Kamau Franklin of Community Movement Builders at press conference announcing the Stop Cop City petition drive. (Photo: R.J. Rico / Associated Press)
The grassroots movement to put a Cop City referendum on the ballot came closer to becoming a reality when a federal judge denied the city of Atlanta's appeal to stop the petition drive.
Originally published in RoughDraft Atlanta.
Opponents of Atlanta’s planned public safety training center scored another victory today when a federal judge denied the city of Atlanta’s appeal to try to halt the “Stop Cop City” referendum petition drive.
The ruling comes as organizers with the Vote to Stop Cop City coalition say they have collected nearly 80,000 signatures, more than the 70,000 goal announced at the start of the campaign in June.
U.S. District Court Judge Mark H. Cohen denied the city’s appeal of his ruling last month to allow those living outside the city to collect signatures as part of the referendum petition campaign. His ruling on the preliminary injunction also extended the amount of time to collect signatures.
Cohen’s decision was in response to a lawsuit filed by DeKalb County residents who allege their First Amendments rights are being violated by the city’s residency requirements that only allow Atlanta residents to collect signatures for the referendum.
The city and state argued in court documents the referendum is “invalid” and “futile.”
The city’s attorneys also argued Cohen’s ruling to allow non-city residents collect signatures “rewrites the state statue and city ordinance” on the referendum process. If Cohen’s decision is overturned by the Eleventh Circuit Court of Appeals “it will cause chaos and unnecessary expenses for the petition process,” attorneys for the city argued.
Cohen said in his Aug. 14 order denying the city’s appeal that, “[T]he City’s concern about this Court’s Preliminary Injunction Order causing ‘hassle, confusion, and expense’ because of the potential invalidity of the petition is no different than what would have occurred without the injunction.
“It also must be emphasized that none of the City’s concerns about a potential invalid referendum will ever come to pass unless and until the qualifying number of valid signatures are gathered by the petitioners,” Cohen said in the order.

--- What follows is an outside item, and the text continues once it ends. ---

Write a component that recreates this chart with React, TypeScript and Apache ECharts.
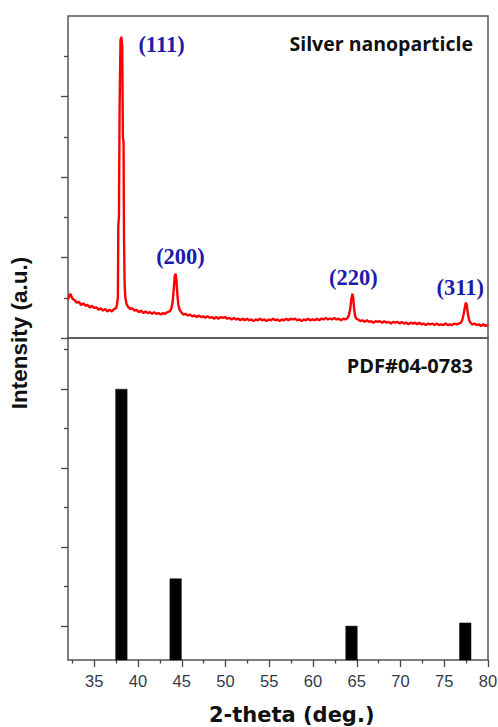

“The City’s real concern may be that now that nonresidents have the ability to gather signatures on the petition for the entire time that they would have been permitted to do so had their initial request been granted, there is an increased possibility that a sufficient number of valid signatures could be obtained,” Cohen said.
The Vote to Stop Cop City coalition says it will continue to collect signatures this week with a goal of getting close to 100,000 signatures. The petitions will then be turned into the city on Aug. 21, the deadline they need to meet as they seek to put the proposed referendum on the November ballot.
The proposed referendum would allow city residents to vote “yes” or “no” to repeal the city’s ordinance authorizing the lease of the property to the Atlanta Police Foundation for the construction of the training center.
Construction work has begun already on the planned training center on 85 acres of city-owned land in the South River Forest, located in unincorporated DeKalb County. The City Council voted in 2021 to lease about 300 acres of the forest to the Atlanta Police Foundation to develop the training center.
City officials say they need the new training center to replace the police and fire department’s existing inadequate facilities. The new center would also help recruit new police officers as the department pushes to fill roughly 400 vacant positions on the force.
Dyana Bagby is a staff writer for Reporter Newspapers and Atlanta Intown.